The idea that pupils should be in charge of their own learning is at the core of "child-centred" education. This doctrine dismisses centuries of traditional pedagogy as authoritarian, and claims such methods are actually counter-productive as they kill a child's desire to learn. For decades, progressive educators have claimed that educational standards will only improve once we free our children from the oppressive rule of schoolmasters. As the doyen of British progressive education A.S. Neill stated in 1962, "A child is innately wise and realistic. If left to himself without adult supervision of any kind, he will develop as far as he is capable of developing."
Until the 1960s child-centred learning remained the preserve of a handful of middle-class eccentrics. The 1967 Plowden Report on primary schools changed all of this, placing their philosophy in the mainstream of British education. Bridget Plowden was a patrician liberal and the wife of a top civil servant who, so the story goes, was commissioned to write the report after charming the education minister Sir Edward Boyle at a dinner party. Her report set out a vision of the ideal primary school, which "lays special stress on individual discovery, on first-hand experience and on opportunities for creative work. It insists that . . . work and play are not opposite but complementary."
Nowadays, child-centred learning is an article of faith in the state sector. Whenever I question it at work I am met with bemusement at best, but usually righteous anger. Its principles pervade everything a new teacher hears about "best practice": avoid chalk-and-talk; don't point out a child's mistakes (it will harm his self-esteem); never teach anything pupils may find boring; and never, on any account, organise the pupils' desks in rows. Islands of desks where the pupils can "group learn" are dogmatically promoted.
The faults in this pedagogical outlook are normally obvious to those who have not been through the indoctrination of teacher training. By moving the onus of authority from the teacher to the child, we neglect our responsibility for teaching, which is to prepare a child for the adult world. If a child directs his own learning, his potential for advancing from the condition of childhood is unsurprisingly diminished.

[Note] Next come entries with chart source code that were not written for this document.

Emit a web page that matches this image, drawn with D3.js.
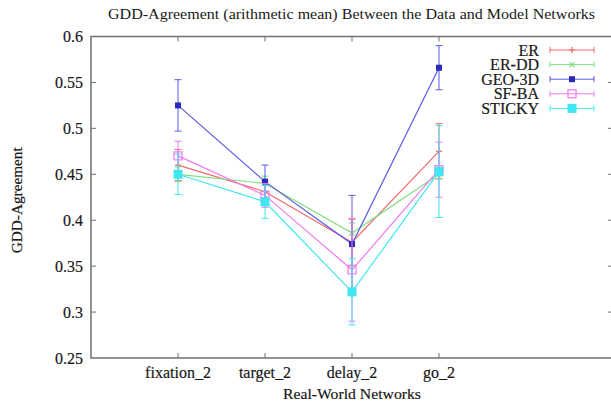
<!DOCTYPE html>
<html>
<head>
<meta charset="utf-8">
<script src="https://cdn.jsdelivr.net/npm/d3@7"></script>
<style>
  body { margin: 0; background: #fff; }
  text { font-family: "Liberation Serif", "Times New Roman", serif; fill: #1a1a1a; stroke: #1a1a1a; stroke-width: 0.2px; }
  text.title { stroke-width: 0; }
</style>
</head>
<body>
<svg id="chart" width="611" height="403"></svg>
<script>
// categories on the x axis
var networks = ["fixation_2", "target_2", "delay_2", "go_2"];
var yTicks = [0.25, 0.3, 0.35, 0.4, 0.45, 0.5, 0.55, 0.6];

// series: means and error (half-length) per network
var seriesNames = ["ER", "ER-DD", "GEO-3D", "SF-BA", "STICKY"];
var erMean     = [0.460, 0.431, 0.376, 0.475];
var erErr      = [0.017, 0.012, 0.025, 0.030];
var erddMean   = [0.450, 0.440, 0.386, 0.450];
var erddErr    = [0.008, 0.008, 0.011, 0.005];
var geoMean    = [0.525, 0.442, 0.374, 0.566];
var geoErr     = [0.028, 0.018, 0.053, 0.024];
var sfbaMean   = [0.470, 0.427, 0.346, 0.455];
var sfbaErr    = [0.016, 0.013, 0.056, 0.030];
var stickyMean = [0.450, 0.420, 0.322, 0.453];
var stickyErr  = [0.022, 0.018, 0.036, 0.050];

var colors  = ["#f06a6a", "#7ee07e", "#5a5ae6", "#f078f0", "#40e6f0"];
var markers = ["plus", "cross", "smallsq", "opensq", "bigsq"];

var series = [
  { name: seriesNames[0], mean: erMean,     err: erErr },
  { name: seriesNames[1], mean: erddMean,   err: erddErr },
  { name: seriesNames[2], mean: geoMean,    err: geoErr },
  { name: seriesNames[3], mean: sfbaMean,   err: sfbaErr },
  { name: seriesNames[4], mean: stickyMean, err: stickyErr }
];

var svg = d3.select("#chart");

var mLeft = 91, mRight = 613, mTop = 36.5, mBottom = 358;

// x: networks sit at positions 1..4 on a 0..6 range (gnuplot style)
var x = d3.scaleLinear().domain([0, 6]).range([mLeft, mRight]);
var y = d3.scaleLinear().domain([0.25, 0.6]).range([mBottom, mTop]);

var frame = "#707070";

// frame
svg.append("rect")
  .attr("x", mLeft).attr("y", mTop)
  .attr("width", mRight - mLeft).attr("height", mBottom - mTop)
  .attr("fill", "none").attr("stroke", frame).attr("stroke-width", 1.5);

// y ticks (left + mirrored on right)
var yAxis = svg.append("g");
yTicks.forEach(function (t) {
  var yy = y(t);
  if (t > 0.25 && t < 0.6) {
    yAxis.append("line").attr("x1", mLeft).attr("x2", mLeft + 5).attr("y1", yy).attr("y2", yy).attr("stroke", frame);
    yAxis.append("line").attr("x1", mRight - 5).attr("x2", mRight).attr("y1", yy).attr("y2", yy).attr("stroke", frame);
  }
  yAxis.append("text")
    .attr("x", 83).attr("y", yy).attr("dy", "0.35em")
    .attr("text-anchor", "end").attr("font-size", 16)
    .text(d3.format("")(t));
});

// x ticks (bottom + mirrored at top)
var xAxis = svg.append("g");
networks.forEach(function (n, i) {
  var xx = x(i + 1);
  xAxis.append("line").attr("x1", xx).attr("x2", xx).attr("y1", mBottom).attr("y2", mBottom - 5).attr("stroke", frame);
  xAxis.append("line").attr("x1", xx).attr("x2", xx).attr("y1", mTop).attr("y2", mTop + 5).attr("stroke", frame);
  xAxis.append("text")
    .attr("x", xx).attr("y", 378)
    .attr("text-anchor", "middle").attr("font-size", 16)
    .text(n);
});

// titles
svg.append("text").attr("class", "title")
  .attr("x", 351.5).attr("y", 19)
  .attr("text-anchor", "middle").attr("font-size", 15)
  .attr("textLength", 487).attr("lengthAdjust", "spacingAndGlyphs")
  .text("GDD-Agreement (arithmetic mean) Between the Data and Model Networks");

svg.append("text")
  .attr("x", 352).attr("y", 399)
  .attr("text-anchor", "middle").attr("font-size", 15)
  .attr("textLength", 138).attr("lengthAdjust", "spacingAndGlyphs")
  .text("Real-World Networks");

svg.append("text")
  .attr("transform", "translate(22," + ((mTop + mBottom) / 2 + 3) + ") rotate(-90)")
  .attr("text-anchor", "middle").attr("font-size", 14)
  .attr("textLength", 106).attr("lengthAdjust", "spacingAndGlyphs")
  .text("GDD-Agreement");

function drawMarker(g, type, cx, cy, color) {
  if (type === "plus") {
    g.append("path").attr("d", "M" + (cx - 3) + "," + cy + "H" + (cx + 3) + "M" + cx + "," + (cy - 3) + "V" + (cy + 3))
      .attr("stroke", color).attr("stroke-width", 1.2);
  } else if (type === "cross") {
    g.append("path").attr("d", "M" + (cx - 2.5) + "," + (cy - 2.5) + "L" + (cx + 2.5) + "," + (cy + 2.5) + "M" + (cx - 2.5) + "," + (cy + 2.5) + "L" + (cx + 2.5) + "," + (cy - 2.5))
      .attr("stroke", color).attr("stroke-width", 1.2);
  } else if (type === "smallsq") {
    g.append("rect").attr("x", cx - 3).attr("y", cy - 3).attr("width", 6).attr("height", 6)
      .attr("fill", "#2a2ab8");
  } else if (type === "opensq") {
    g.append("rect").attr("x", cx - 4).attr("y", cy - 4).attr("width", 8).attr("height", 8)
      .attr("fill", "none").attr("stroke", color).attr("stroke-width", 1.2);
  } else if (type === "bigsq") {
    g.append("rect").attr("x", cx - 4.5).attr("y", cy - 4.5).attr("width", 9).attr("height", 9)
      .attr("fill", color);
  }
}

var line = d3.line()
  .x(function (d) { return x(d.i + 1); })
  .y(function (d) { return y(d.v); });

series.forEach(function (s, k) {
  var g = svg.append("g");
  var col = colors[k];
  var pts = s.mean.map(function (v, i) { return { i: i, v: v, e: s.err[i] }; });

  // error bars
  pts.forEach(function (p) {
    var xx = x(p.i + 1), y0 = y(p.v - p.e), y1 = y(p.v + p.e);
    g.append("line").attr("x1", xx).attr("x2", xx).attr("y1", y0).attr("y2", y1)
      .attr("stroke", col).attr("stroke-width", 1);
    [y0, y1].forEach(function (yy) {
      g.append("line").attr("x1", xx - 3.5).attr("x2", xx + 3.5).attr("y1", yy).attr("y2", yy)
        .attr("stroke", col).attr("stroke-width", 1);
    });
  });

  g.append("path").datum(pts)
    .attr("d", line)
    .attr("fill", "none").attr("stroke", col).attr("stroke-width", 1.2);

  pts.forEach(function (p) { drawMarker(g, markers[k], x(p.i + 1), y(p.v), col); });

  // legend entry
  var ly = 50 + k * 14.6;
  svg.append("text")
    .attr("x", 539).attr("y", ly).attr("dy", "0.35em")
    .attr("text-anchor", "end").attr("font-size", 16)
    .text(s.name);
  svg.append("line").attr("x1", 550).attr("x2", 594).attr("y1", ly).attr("y2", ly)
    .attr("stroke", col).attr("stroke-width", 1);
  [550, 594].forEach(function (xx) {
    svg.append("line").attr("x1", xx).attr("x2", xx).attr("y1", ly - 3).attr("y2", ly + 3)
      .attr("stroke", col).attr("stroke-width", 1);
  });
  drawMarker(svg.append("g"), markers[k], 572, ly, col);
});
</script>
</body>
</html>
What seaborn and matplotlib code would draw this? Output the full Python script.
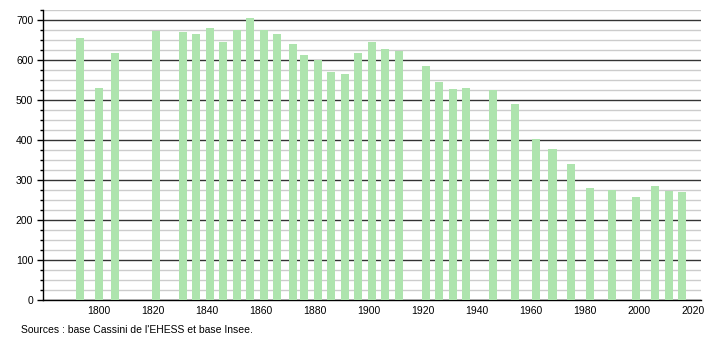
import matplotlib
matplotlib.use("Agg")
import matplotlib.pyplot as plt
import seaborn as sns
import pandas as pd
from matplotlib.ticker import MultipleLocator

years = [1793, 1800, 1806, 1821, 1831, 1836, 1841, 1846, 1851, 1856, 1861, 1866,
         1872, 1876, 1881, 1886, 1891, 1896, 1901, 1906, 1911, 1921, 1926, 1931,
         1936, 1946, 1954, 1962, 1968, 1975, 1982, 1990, 1999, 2006, 2011, 2016]
population = [655, 530, 617, 672, 670, 665, 680, 645, 675, 705, 675, 665,
              640, 612, 600, 570, 565, 617, 645, 627, 622, 585, 545, 527,
              530, 525, 490, 402, 377, 340, 280, 275, 257, 285, 272, 270]
x_ticks = [1800, 1820, 1840, 1860, 1880, 1900, 1920, 1940, 1960, 1980, 2000, 2020]
y_ticks = [0, 100, 200, 300, 400, 500, 600, 700]
source_text = "Sources : base Cassini de l'EHESS et base Insee."

df = pd.DataFrame({"year": years, "population": population})

sns.set_style("white")
plt.rcParams["font.family"] = ["Liberation Sans", "DejaVu Sans"]
plt.rcParams["text.color"] = "black"
plt.rcParams["xtick.color"] = "black"
plt.rcParams["ytick.color"] = "black"

fig = plt.figure(figsize=(7.1, 3.4), dpi=100)
ax = fig.add_axes([43 / 710, 40 / 340, (701 - 43) / 710, 290 / 340])

sns.barplot(data=df, x="year", y="population", native_scale=True, width=0.75,
            color="#aee4ae", saturation=1, ax=ax, zorder=3, linewidth=0)

ax.set_xlim(1779.3, 2023.0)
ax.set_ylim(0, 725)
ax.set_xticks(x_ticks)
ax.set_xticklabels([str(t) for t in x_ticks])
ax.set_yticks(y_ticks)
ax.yaxis.set_minor_locator(MultipleLocator(25))
ax.set_xlabel("")
ax.set_ylabel("")

ax.grid(False)
ax.grid(True, axis="y", which="minor", color="#cccccc", linewidth=1.0, zorder=0)
ax.grid(True, axis="y", which="major", color="#333333", linewidth=1.0, zorder=1)
ax.set_axisbelow(True)

for s in ["top", "right"]:
    ax.spines[s].set_visible(False)
for s in ["left", "bottom"]:
    ax.spines[s].set_color("black")
    ax.spines[s].set_linewidth(1.0)

ax.tick_params(axis="y", which="major", length=4, width=1, colors="black",
               labelsize=7.5, pad=3, left=True)
ax.tick_params(axis="y", which="minor", length=2, width=1, colors="black", left=True)
ax.tick_params(axis="x", which="both", length=0, labelsize=7.5, pad=4, colors="black")

fig.text(21 / 710, 1 - 330 / 340, source_text, fontsize=7.5, va="center", ha="left",
         color="black")

fig.savefig("out.png", dpi=100)
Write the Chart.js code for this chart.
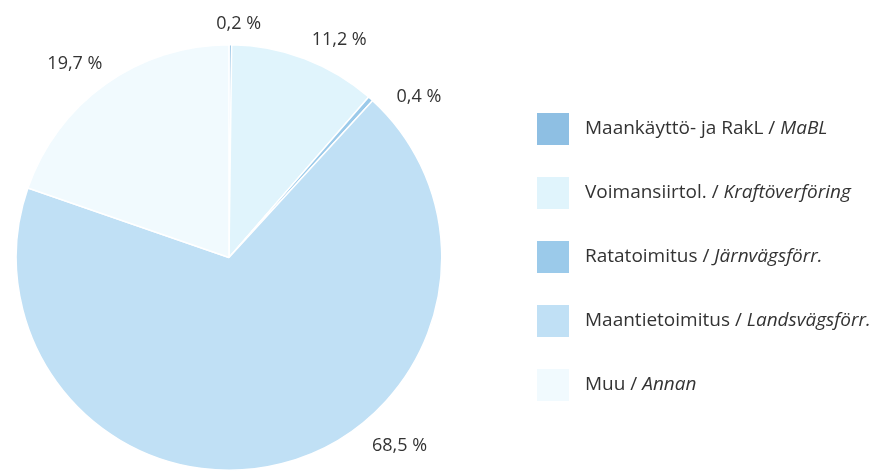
<!DOCTYPE html>
<html>
<head>
<meta charset="utf-8">
<script src="https://cdn.jsdelivr.net/npm/chart.js@4"></script>
<style>
html,body{margin:0;padding:0;background:#fff;}
#wrap{position:relative;width:877px;height:471px;}
</style>
</head>
<body>
<div id="wrap"><canvas id="c" width="877" height="471"></canvas></div>
<script>
// Data
const categoriesFi = ["Maankäyttö- ja RakL", "Voimansiirtol.", "Ratatoimitus", "Maantietoimitus", "Muu"];
const categoriesSv = ["MaBL", "Kraftöverföring", "Järnvägsförr.", "Landsvägsförr.", "Annan"];
const shares = [0.2, 11.2, 0.4, 68.5, 19.7];
const shareLabels = ["0,2 %", "11,2 %", "0,4 %", "68,5 %", "19,7 %"];

// Styles
const sliceColors = ["#8ebfe3", "#e0f4fc", "#9bcaea", "#c0e0f5", "#f1fafe"];
const FONT = "'Open Sans', 'Noto Sans', sans-serif";
const TEXT = "#333333";

// label placement relative to each arc: angle offset (deg), extra radius (px)
const labelTweak = [[2, 21], [6, 31], [8, 36], [-28, 41], [-3, 35]];

const pctLabels = {
  id: 'pctLabels',
  afterDatasetsDraw(chart) {
    const ctx = chart.ctx;
    const meta = chart.getDatasetMeta(0);
    ctx.save();
    ctx.font = "18px " + FONT;
    ctx.fillStyle = TEXT;
    ctx.textAlign = 'center';
    ctx.textBaseline = 'middle';
    meta.data.forEach((arc, i) => {
      const p = arc.getProps(['x','y','startAngle','endAngle','outerRadius'], true);
      const a = (p.startAngle + p.endAngle) / 2 + labelTweak[i][0] * Math.PI / 180;
      const r = p.outerRadius + labelTweak[i][1];
      ctx.fillText(shareLabels[i], p.x + Math.cos(a) * r, p.y + Math.sin(a) * r);
    });
    ctx.restore();
  }
};

const sideLegend = {
  id: 'sideLegend',
  afterDraw(chart) {
    const ctx = chart.ctx;
    const x0 = 537, size = 32, y0 = 129, step = 64, tx = 585;
    ctx.save();
    ctx.textBaseline = 'middle';
    categoriesFi.forEach((name, i) => {
      const cy = y0 + i * step;
      ctx.fillStyle = sliceColors[i];
      ctx.fillRect(x0, cy - size / 2, size, size);
      ctx.fillStyle = TEXT;
      ctx.font = "19px " + FONT;
      const first = name + " / ";
      ctx.fillText(first, tx, cy);
      const w = ctx.measureText(first).width;
      ctx.font = "italic 19px " + FONT;
      ctx.fillText(categoriesSv[i], tx + w, cy);
    });
    ctx.restore();
  }
};

new Chart(document.getElementById('c'), {
  type: 'pie',
  data: {
    labels: categoriesFi.map((f, i) => f + " / " + categoriesSv[i]),
    datasets: [{
      data: shares,
      backgroundColor: sliceColors,
      borderColor: '#ffffff',
      borderWidth: 1.5
    }]
  },
  options: {
    responsive: false,
    animation: false,
    layout: { padding: { left: 15, right: 434, top: 44, bottom: 0 } },
    plugins: {
      legend: { display: false },
      tooltip: { enabled: false }
    }
  },
  plugins: [pctLabels, sideLegend]
});
</script>
</body>
</html>
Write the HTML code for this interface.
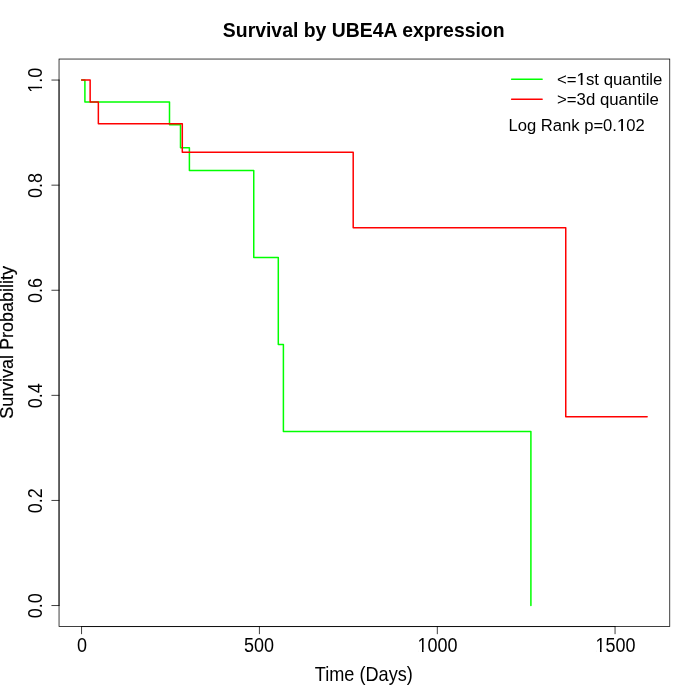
<!DOCTYPE html>
<html>
<head>
<meta charset="utf-8">
<title>Survival by UBE4A expression</title>
<style>
html,body{margin:0;padding:0;background:#fff;}
body{width:700px;height:700px;overflow:hidden;}
svg{display:block;will-change:transform;}
text{font-family:"Liberation Sans",sans-serif;fill:#000;}
</style>
</head>
<body>
<svg width="700" height="700" viewBox="0 0 700 700">
<rect x="0" y="0" width="700" height="700" fill="#fff"/>
<!-- title -->
<text transform="translate(363.7,37.05) scale(1.011,1.10)" font-size="19.2" font-weight="bold" text-anchor="middle">Survival by UBE4A expression</text>
<!-- curves -->
<g fill="none" stroke-width="1.5" stroke-linejoin="round" stroke-linecap="round">
<polyline stroke="#00ff00" points="81.66,80.06 84.9,80.06 84.9,101.96 169.5,101.96 169.5,124.83 180.5,124.83 180.5,147.74 189.4,147.74 189.4,170.6 253.75,170.6 253.75,257.6 278.3,257.6 278.3,344.6 283.4,344.6 283.4,431.6 530.9,431.6 530.9,605.54"/>
<polyline stroke="#ff0000" points="81.66,80.06 90.15,80.06 90.15,101.96 98.35,101.96 98.35,123.84 182.3,123.84 182.3,152.2 353.2,152.2 353.2,227.7 565.75,227.7 565.75,416.65 647.15,416.65"/>
</g>
<!-- box and axes -->
<g fill="none" stroke="#000" stroke-width="0.75" stroke-linecap="round">
<rect x="59.04" y="59.04" width="610.72" height="567.52"/>
<path d="M81.55,626.56H615.05 M81.55,626.56v7.2 M259.42,626.56v7.2 M437.32,626.56v7.2 M615.05,626.56v7.2"/>
<path d="M59.04,605.54V80.06 M59.04,605.54h-7.2 M59.04,500.44h-7.2 M59.04,395.35h-7.2 M59.04,290.25h-7.2 M59.04,185.16h-7.2 M59.04,80.06h-7.2"/>
</g>
<!-- x tick labels -->
<g font-size="18" text-anchor="middle">
<text transform="translate(82.0,651.6) scale(1,1.11)">0</text>
<text transform="translate(258.90,651.6) scale(1,1.11)">500</text>
<text transform="translate(437.4,651.6) scale(1,1.11)">1000</text>
<text transform="translate(615.4,651.6) scale(1,1.11)">1500</text>
</g>
<!-- y tick labels -->
<g font-size="18" text-anchor="middle">
<text transform="translate(41.6,605.84) rotate(-90) scale(1,1.13)">0.0</text>
<text transform="translate(41.6,500.74) rotate(-90) scale(1,1.13)">0.2</text>
<text transform="translate(41.6,395.65) rotate(-90) scale(1,1.13)">0.4</text>
<text transform="translate(41.6,290.55) rotate(-90) scale(1,1.13)">0.6</text>
<text transform="translate(41.6,185.46) rotate(-90) scale(1,1.13)">0.8</text>
<text transform="translate(41.6,80.36) rotate(-90) scale(1,1.13)">1.0</text>
</g>
<!-- axis titles -->
<text transform="translate(363.8,680.6) scale(1.008,1.125)" font-size="18" text-anchor="middle">Time (Days)</text>
<text transform="translate(12.7,342.4) rotate(-90) scale(1,1.06)" font-size="18" text-anchor="middle" stroke="#000" stroke-width="0.18">Survival Probability</text>
<!-- legend -->
<g fill="none" stroke-width="1.5" stroke-linecap="round">
<line x1="511.65" y1="79.2" x2="542.15" y2="79.2" stroke="#00ff00"/>
<line x1="511.65" y1="99.36" x2="542.15" y2="99.36" stroke="#ff0000"/>
</g>
<g font-size="16.8">
<text transform="translate(557,85) scale(1,1)">&lt;=1st quantile</text>
<text transform="translate(557,105) scale(1,1)">&gt;=3d quantile</text>
<text transform="translate(508.4,131) scale(0.99,1)">Log Rank p=0.102</text>
</g>
<!-- trim foot serifs of digit 1 to mimic Helvetica-style numeral -->
<g fill="#fff" stroke="none">
<rect x="418.2" y="649.5" width="3.78" height="3"/><rect x="423.57" y="649.5" width="3.7" height="3"/>
<rect x="596.2" y="649.5" width="3.78" height="3"/><rect x="601.57" y="649.5" width="3.7" height="3"/>
<rect x="576.5" y="82.5" width="4.2" height="3"/><rect x="582.2" y="82.5" width="3.3" height="3"/>
<rect x="617.5" y="128.5" width="3.7" height="3"/><rect x="622.65" y="128.5" width="3.5" height="3"/>
<rect x="39.5" y="82.4" width="3" height="4.35"/><rect x="39.5" y="88.25" width="3" height="3.75"/>
</g>
<g fill="#000" stroke="none">
<rect x="581.3" y="73" width="1.1" height="12"/>
<rect x="621.7" y="119" width="1.25" height="12"/>
</g>
</svg>
</body>
</html>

As Keynes might well have written, practical teachers who believe themselves to be quite exempt from any intellectual influence are usually the slaves of some defunct educationist. The great tragedy of this process is that once released from the ivory tower and transferred to the classroom level, child-centred education becomes less a philosophy, and more an excuse for slack, ineffective teaching. If a teacher does not have a responsibility to direct the pupils' learning, then this is a ready justification for the directionless, chaotic atmosphere in so many of our nation's classrooms. On the ground, child-centred learning is an ideology of low expectations.